Justin Davidson: It also makes me wonder what ruins tech will leave behind. Its impact on what archi-folks call the built environment has been so huge but also diffuse. There are the low Silicon Valley repurposed warehouses, the Apple HQ, the info-powered skyscrapers with their huge trading floors, the post-industrial renovations, the new sidewalk scooter docks — each of these is a different aspect of how tech engages with the physical world, so some truncated chunk of one of them could be tech’s triumphal arch. Maybe a bunch of cables hanging from a ceiling duct.

Max Read: Ultimately “the” Silicon Valley monument may not even be in the U.S. at all — the Bolivian salt flats where lithium mining for batteries is done have a pretty eerie and desolate beauty. As the world scrambles to replace fossil fuels with clean energy, the environmental impact of finding all the lithium required could become a major issue in its own right. I will say that I’m hoping they make this monument, and that it’s visually striking, for one single reason: stock photos. As New York Magazine’s photo editors will tell you, it’s very difficult to interestingly illustrate stories about Silicon Valley.

Justin Davidson: A worthy goal.
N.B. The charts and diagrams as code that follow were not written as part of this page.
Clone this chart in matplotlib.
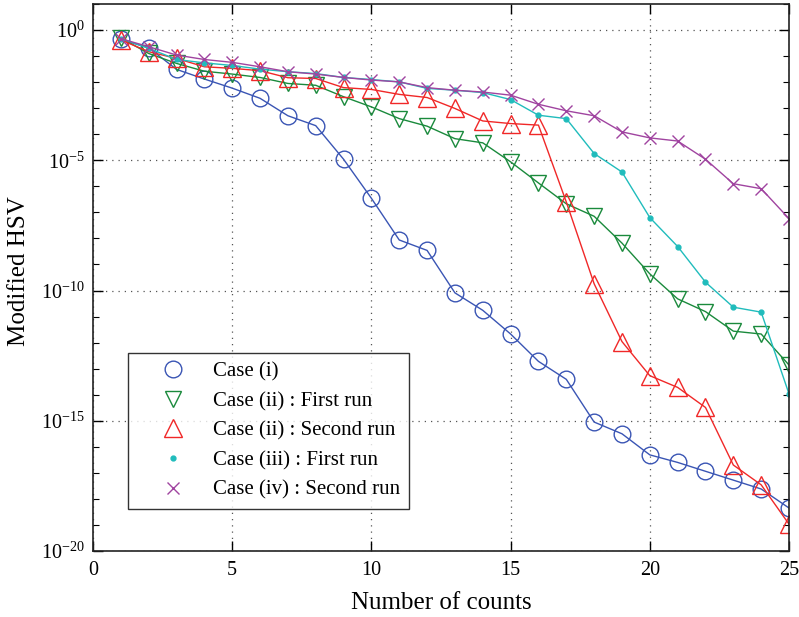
import numpy as np
import matplotlib
matplotlib.use("Agg")
import matplotlib.pyplot as plt
from matplotlib.lines import Line2D
from matplotlib.ticker import LogLocator, NullFormatter, FixedLocator

plt.rcParams['font.family'] = ['Liberation Serif', 'DejaVu Serif']
plt.rcParams['mathtext.fontset'] = 'stix'

counts = np.arange(1, 26)

# log10 of the modified HSV values
case_i = [-0.36, -0.68, -1.51, -1.88, -2.23, -2.62, -3.29, -3.67, -4.96, -6.46,
          -8.06, -8.46, -10.09, -10.76, -11.67, -12.72, -13.41, -15.05, -15.5, -16.31,
          -16.6, -16.94, -17.28, -17.62, -18.35]
case_ii_first = [-0.3, -0.9, -1.28, -1.58, -1.69, -1.82, -2.05, -2.12, -2.56, -2.95,
                 -3.4, -3.69, -4.17, -4.33, -5.06, -5.87, -6.67, -7.15, -8.18, -9.36,
                 -10.32, -10.81, -11.56, -11.67, -12.86]
case_ii_second = [-0.38, -0.83, -1.09, -1.41, -1.47, -1.56, -1.83, -1.86, -2.21, -2.28,
                  -2.47, -2.59, -3.01, -3.49, -3.59, -3.65, -6.6, -9.74, -11.96, -13.27,
                  -13.72, -14.49, -16.7, -17.46, -18.97]
case_iii_first = [-0.33, -0.7, -1.13, -1.26, -1.36, -1.5, -1.6, -1.67, -1.82, -1.9,
                  -1.99, -2.24, -2.31, -2.4, -2.67, -3.27, -3.4, -4.74, -5.45, -7.2,
                  -8.31, -9.68, -10.64, -10.83, -13.97]
case_iv_second = [-0.33, -0.64, -0.96, -1.13, -1.24, -1.41, -1.6, -1.69, -1.82, -1.92,
                  -1.99, -2.21, -2.31, -2.38, -2.5, -2.85, -3.1, -3.29, -3.91, -4.14,
                  -4.26, -4.96, -5.9, -6.09, -7.24]

labels = ["Case (i)", "Case (ii) : First run", "Case (ii) : Second run",
          "Case (iii) : First run", "Case (iv) : Second run"]

series = [case_i, case_ii_first, case_ii_second, case_iii_first, case_iv_second]
colors = ['#3a55b4', '#1a8a3c', '#f02828', '#20bcbc', '#a044a0']
markers = ['o', 'v', '^', 'o', 'x']
msizes = [12, 12, 13, 3.5, 8]
mfill = ['none', 'none', 'none', 'full', 'full']

fig = plt.figure(figsize=(7.99, 6.17), dpi=100)
ax = fig.add_axes([0.1164, 0.107, 0.8711, 0.8865])

handles = []
for vals, c, m, ms, mf, lab in zip(series, colors, markers, msizes, mfill, labels):
    y = 10.0 ** np.array(vals)
    kw = dict(color=c, marker=m, markersize=ms, linewidth=1.0, markeredgewidth=1.0)
    if mf == 'none':
        kw['markerfacecolor'] = 'none'
    ax.plot(counts, y, **kw)
    hk = dict(color=c, marker=m, markersize=ms, linestyle='none', markeredgewidth=1.0)
    if mf == 'none':
        hk['markerfacecolor'] = 'none'
    handles.append(Line2D([], [], **hk))

ax.set_yscale('log')
ax.set_xlim(0, 25)
ax.set_ylim(1e-20, 1e1)
ax.set_xticks([0, 5, 10, 15, 20, 25])
ax.yaxis.set_major_locator(FixedLocator([1e-20, 1e-15, 1e-10, 1e-5, 1e0]))
ax.yaxis.set_minor_locator(LogLocator(base=10, subs=(1.0,), numticks=40))
ax.yaxis.set_minor_formatter(NullFormatter())

ax.grid(True, which='major', linestyle=(0, (1, 4)), color='#555555', linewidth=0.9)
ax.tick_params(which='both', direction='in', top=True, right=True, labelsize=14.5)
ax.tick_params(which='major', length=7, width=1.0)
ax.tick_params(which='minor', length=4, width=0.8)
ax.tick_params(axis='x', pad=7)
ax.tick_params(axis='y', pad=6)
for s in ax.spines.values():
    s.set_linewidth(1.2)
    s.set_color('#222222')

ax.set_xlabel("Number of counts", fontsize=18, labelpad=9)
ax.set_ylabel("Modified HSV", fontsize=18)
ax.yaxis.set_label_coords(-0.0905, 0.512)

leg = ax.legend(handles, labels, loc='lower left', bbox_to_anchor=(0.05, 0.077),
                fontsize=15, frameon=True, fancybox=False, edgecolor='black',
                borderaxespad=0, labelspacing=0.48, handlelength=3.45,
                handletextpad=0.2, borderpad=0.43)
leg.get_frame().set_linewidth(1.0)

fig.savefig("out.png", dpi=100)
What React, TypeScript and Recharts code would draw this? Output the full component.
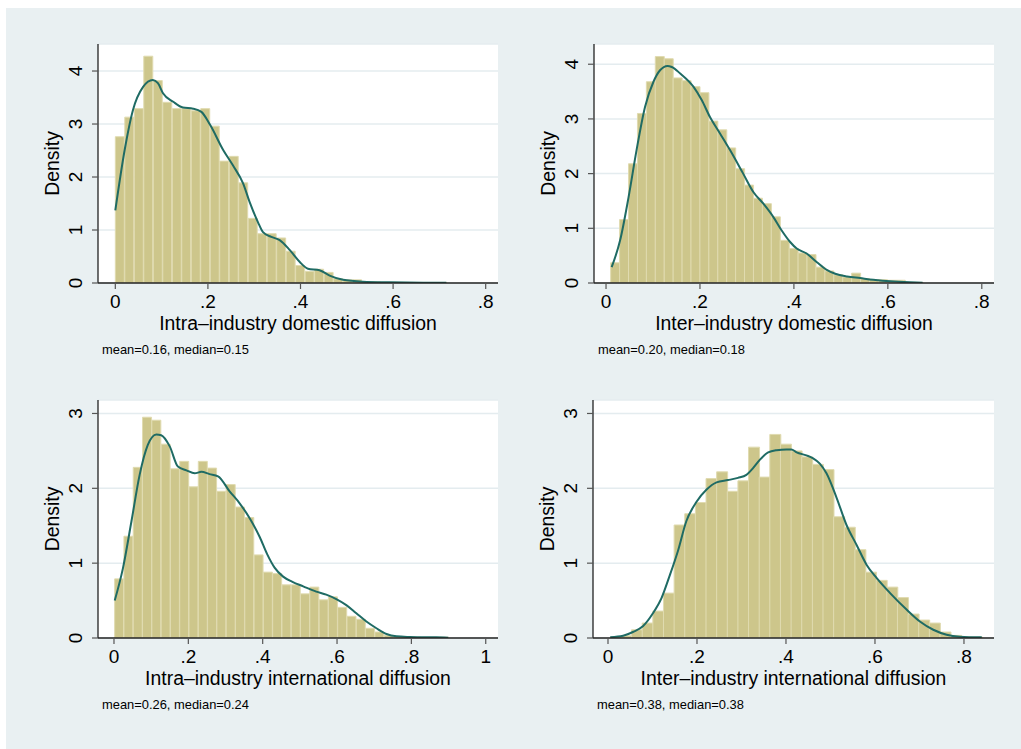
import { ComposedChart, Bar, Line, XAxis, YAxis, CartesianGrid } from "recharts";

const FONT = '"Liberation Sans", Arial, Helvetica, sans-serif';
const BG = "#e9f0f2";
const BAR_FILL = "#cdc68b";
const BAR_EDGE = "#e0dbb0";
const KDE_COLOR = "#1f6b64";

// Intra-industry domestic diffusion
const intraDomBinStart = 0;
const intraDomBinWidth = 0.0205;
const intraDomHeights = [
  2.76, 3.13, 3.29, 4.28, 3.82, 3.41, 3.29, 3.29, 3.25, 3.29,
  2.96, 2.3, 2.39, 1.89, 1.22, 0.93, 0.93, 0.85, 0.6, 0.33,
  0.22, 0.26, 0.2, 0.08, 0.06, 0.06, 0.02, 0.02, 0.01, 0.01,
  0.01, 0.01, 0.01, 0.01, 0.01,
];
const intraDomKdeX = [
  0, 0.02, 0.038, 0.06, 0.081, 0.092, 0.103, 0.125, 0.146, 0.168,
  0.186, 0.205, 0.233, 0.254, 0.276, 0.29, 0.308, 0.319, 0.337, 0.355,
  0.377, 0.398, 0.416, 0.441, 0.463, 0.492, 0.535, 0.593, 0.665, 0.715,
];
const intraDomKdeY = [
  1.37, 2.5, 3.26, 3.7, 3.83, 3.77, 3.58, 3.42, 3.31, 3.29,
  3.23, 2.98, 2.51, 2.22, 1.88, 1.53, 1.15, 0.96, 0.87, 0.81,
  0.62, 0.4, 0.27, 0.24, 0.14, 0.06, 0.025, 0.013, 0.006, 0.005,
];

// Inter-industry domestic diffusion
const interDomBinStart = 0.0099;
const interDomBinWidth = 0.019;
const interDomHeights = [
  0.37, 1.16, 2.18, 3.1, 3.68, 4.14, 4.1, 3.75, 3.7, 3.59,
  3.48, 2.96, 2.8, 2.47, 2.09, 1.79, 1.55, 1.45, 1.21, 0.78,
  0.63, 0.55, 0.52, 0.29, 0.22, 0.15, 0.11, 0.18, 0.08, 0.06,
  0.06, 0.05, 0.05, 0.01, 0.01,
];
const interDomKdeX = [
  0.012, 0.03, 0.048, 0.065, 0.083, 0.101, 0.115, 0.131, 0.14, 0.158,
  0.186, 0.204, 0.221, 0.243, 0.264, 0.292, 0.314, 0.335, 0.356, 0.374,
  0.392, 0.406, 0.427, 0.449, 0.47, 0.488, 0.513, 0.541, 0.569, 0.605,
  0.647, 0.674,
];
const interDomKdeY = [
  0.29, 0.78, 1.57, 2.43, 3.22, 3.68, 3.89, 3.97, 3.95, 3.83,
  3.59, 3.34, 3.04, 2.73, 2.43, 2.0, 1.66, 1.45, 1.21, 0.96,
  0.75, 0.63, 0.54, 0.38, 0.24, 0.17, 0.12, 0.09, 0.06, 0.03,
  0.012, 0.006,
];

// Intra-industry international diffusion
const intraIntBinStart = 0.0018;
const intraIntBinWidth = 0.025;
const intraIntHeights = [
  0.79, 1.36, 2.28, 2.95, 2.91, 2.59, 2.26, 2.36, 2.02, 2.36,
  2.27, 1.96, 2.05, 1.75, 1.61, 1.11, 0.88, 0.86, 0.71, 0.71,
  0.59, 0.68, 0.51, 0.55, 0.41, 0.29, 0.25, 0.13, 0.08, 0.035,
  0.02, 0.02, 0.01, 0.005, 0.005, 0.01,
];
const intraIntKdeX = [
  0.002, 0.024, 0.047, 0.069, 0.091, 0.114, 0.127, 0.15, 0.172, 0.195,
  0.217, 0.235, 0.257, 0.28, 0.311, 0.338, 0.365, 0.392, 0.412, 0.432,
  0.455, 0.48, 0.509, 0.544, 0.571, 0.598, 0.625, 0.652, 0.679, 0.706,
  0.733, 0.76, 0.796, 0.831, 0.867, 0.899,
];
const intraIntKdeY = [
  0.5, 0.93, 1.56, 2.18, 2.58, 2.72, 2.71, 2.56, 2.29, 2.24,
  2.2, 2.22, 2.19, 2.16, 1.96, 1.8, 1.6, 1.35, 1.12, 0.94,
  0.82, 0.75, 0.69, 0.62, 0.58, 0.52, 0.44, 0.33, 0.22, 0.13,
  0.053, 0.022, 0.013, 0.009, 0.009, 0.004,
];

// Inter-industry international diffusion
const interIntBinStart = 0.0052;
const interIntBinWidth = 0.0239;
const interIntHeights = [
  0.01, 0.03, 0.11, 0.2, 0.36, 0.6, 1.51, 1.66, 1.81, 2.13,
  2.22, 1.96, 2.1, 2.55, 2.15, 2.72, 2.59, 2.5, 2.42, 2.32,
  2.25, 1.62, 1.48, 1.18, 0.88, 0.77, 0.68, 0.54, 0.32, 0.24,
  0.2, 0.08, 0.035, 0.013, 0.01,
];
const interIntKdeX = [
  0.005, 0.034, 0.056, 0.079, 0.101, 0.12, 0.139, 0.157, 0.176, 0.199,
  0.221, 0.244, 0.27, 0.292, 0.311, 0.326, 0.341, 0.36, 0.379, 0.401,
  0.412, 0.424, 0.446, 0.461, 0.476, 0.491, 0.514, 0.536, 0.559, 0.581,
  0.604, 0.634, 0.671, 0.701, 0.731, 0.761, 0.791, 0.84,
];
const interIntKdeY = [
  0.01, 0.03, 0.08, 0.16, 0.33, 0.53, 0.84, 1.16, 1.56, 1.82,
  1.98, 2.08, 2.11, 2.14, 2.18, 2.27, 2.38, 2.48, 2.51, 2.52,
  2.52, 2.48, 2.44, 2.4, 2.33, 2.2, 1.87, 1.51, 1.24, 0.98,
  0.8, 0.6, 0.38, 0.22, 0.11, 0.044, 0.018, 0.009,
];

const ticks08 = [0, 0.2, 0.4, 0.6, 0.8];
const ticks10 = [0, 0.2, 0.4, 0.6, 0.8, 1];
const ticksY4 = [0, 1, 2, 3, 4];
const ticksY3 = [0, 1, 2, 3];

const Y_AXIS_W = 70;
const TOP_PAD = 4;
const X_AXIS_H = 80;

const fmtX = (v: number) => (v === 0 ? "0" : v === 1 ? "1" : String(v).replace(/^0/, ""));

function XTick({ x, y, payload }: any) {
  return (
    <text x={x} y={y} dy={13} textAnchor="middle" fontSize={19} fontFamily={FONT} fill="#000">
      {fmtX(payload.value)}
    </text>
  );
}

function YTick({ x, y, payload }: any) {
  return (
    <text
      x={x + 2}
      y={y}
      transform={`rotate(-90 ${x + 2} ${y})`}
      textAnchor="middle"
      fontSize={19}
      fontFamily={FONT}
      fill="#000"
    >
      {payload.value}
    </text>
  );
}

type PanelProps = {
  left: number;
  top: number;
  plotW: number;
  plotH: number;
  title: string;
  note: string;
  binStart: number;
  binWidth: number;
  heights: number[];
  kdeX: number[];
  kdeY: number[];
  xDomain: [number, number];
  yMax: number;
  xTicks: number[];
  yTicks: number[];
};

function Panel(p: PanelProps) {
  const bins = p.heights.map((h, i) => ({
    mid: p.binStart + (i + 0.5) * p.binWidth,
    density: h,
  }));
  const kde = p.kdeX.map((x, i) => ({ x, y: p.kdeY[i] }));
  const plotLeft = Y_AXIS_W;
  const plotTop = TOP_PAD;

  return (
    <div style={{ position: "absolute", left: p.left - Y_AXIS_W, top: p.top - TOP_PAD }}>
      <ComposedChart
        width={Y_AXIS_W + p.plotW + 8}
        height={TOP_PAD + p.plotH + X_AXIS_H}
        data={bins}
        margin={{ top: TOP_PAD, right: 8, bottom: 0, left: 0 }}
        barCategoryGap={0}
        barGap={0}
      >
        <CartesianGrid vertical={false} fill="#ffffff" stroke="#e4ecef" strokeWidth={1.5} />
        <XAxis
          xAxisId="bins"
          dataKey="mid"
          type="number"
          domain={p.xDomain}
          allowDataOverflow
          ticks={p.xTicks}
          interval={0}
          height={X_AXIS_H}
          tickSize={6}
          tickMargin={6}
          tick={<XTick />}
          axisLine={{ stroke: "#222", strokeWidth: 1.3 }}
          tickLine={{ stroke: "#555", strokeWidth: 1.2 }}
          label={() => (
            <g fontFamily={FONT}>
              <text x={plotLeft + p.plotW / 2} y={plotTop + p.plotH + 47} textAnchor="middle" fontSize={19.4} fill="#000">
                {p.title}
              </text>
              <text x={plotLeft + 4} y={plotTop + p.plotH + 71} fontSize={12.9} fill="#000">
                {p.note}
              </text>
            </g>
          )}
        />
        <XAxis xAxisId="kde" dataKey="x" type="number" domain={p.xDomain} allowDataOverflow hide />
        <YAxis
          type="number"
          domain={[0, p.yMax]}
          allowDataOverflow
          ticks={p.yTicks}
          interval={0}
          width={Y_AXIS_W}
          tickSize={6}
          tickMargin={12}
          tick={<YTick />}
          axisLine={{ stroke: "#222", strokeWidth: 1.3 }}
          tickLine={{ stroke: "#555", strokeWidth: 1.2 }}
          label={() => (
            <text
              x={plotLeft - 39}
              y={plotTop + p.plotH / 2}
              transform={`rotate(-90 ${plotLeft - 39} ${plotTop + p.plotH / 2})`}
              textAnchor="middle"
              fontSize={19.4}
              fontFamily={FONT}
              fill="#000"
            >
              Density
            </text>
          )}
        />
        <Bar
          xAxisId="bins"
          dataKey="density"
          fill={BAR_FILL}
          stroke={BAR_EDGE}
          strokeWidth={1}
          isAnimationActive={false}
        />
        <Line
          xAxisId="kde"
          data={kde}
          dataKey="y"
          type="monotone"
          stroke={KDE_COLOR}
          strokeWidth={2}
          dot={false}
          activeDot={false}
          isAnimationActive={false}
        />
      </ComposedChart>
    </div>
  );
}

export default function App() {
  return (
    <div style={{ position: "absolute", left: 0, top: 0, width: 1021, height: 749, background: "#fff", overflow: "hidden" }}>
      <div style={{ position: "absolute", left: 6, top: 8, right: 0, bottom: 0, background: BG }} />
      <Panel
        left={98}
        top={44}
        plotW={400}
        plotH={239}
        title="Intra–industry domestic diffusion"
        note="mean=0.16, median=0.15"
        binStart={intraDomBinStart}
        binWidth={intraDomBinWidth}
        heights={intraDomHeights}
        kdeX={intraDomKdeX}
        kdeY={intraDomKdeY}
        xDomain={[-0.0374, 0.8266]}
        yMax={4.51}
        xTicks={ticks08}
        yTicks={ticksY4}
      />
      <Panel
        left={594}
        top={44}
        plotW={400}
        plotH={239}
        title="Inter–industry domestic diffusion"
        note="mean=0.20, median=0.18"
        binStart={interDomBinStart}
        binWidth={interDomBinWidth}
        heights={interDomHeights}
        kdeX={interDomKdeX}
        kdeY={interDomKdeY}
        xDomain={[-0.0256, 0.826]}
        yMax={4.37}
        xTicks={ticks08}
        yTicks={ticksY4}
      />
      <Panel
        left={98}
        top={400}
        plotW={400}
        plotH={238}
        title="Intra–industry international diffusion"
        note="mean=0.26, median=0.24"
        binStart={intraIntBinStart}
        binWidth={intraIntBinWidth}
        heights={intraIntHeights}
        kdeX={intraIntKdeX}
        kdeY={intraIntKdeY}
        xDomain={[-0.043, 1.033]}
        yMax={3.18}
        xTicks={ticks10}
        yTicks={ticksY3}
      />
      <Panel
        left={593}
        top={400}
        plotW={401}
        plotH={238}
        title="Inter–industry international diffusion"
        note="mean=0.38, median=0.38"
        binStart={interIntBinStart}
        binWidth={interIntBinWidth}
        heights={interIntHeights}
        kdeX={interIntKdeX}
        kdeY={interIntKdeY}
        xDomain={[-0.0337, 0.8675]}
        yMax={3.18}
        xTicks={ticks08}
        yTicks={ticksY3}
      />
    </div>
  );
}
Seriously, though, that’s the whole project in a nutshell: finding a visual representation of this essential part of human existence that isn’t really visual.

Maybe it’s the statue at Walden Pond of Henry David Thoreau walking through the woods, checking his Twitter feed.

Max Read: See, now that would encompass everything Silicon Valley means to me.

Silicon Valley Wants a Monument to Itself. Will It Scale?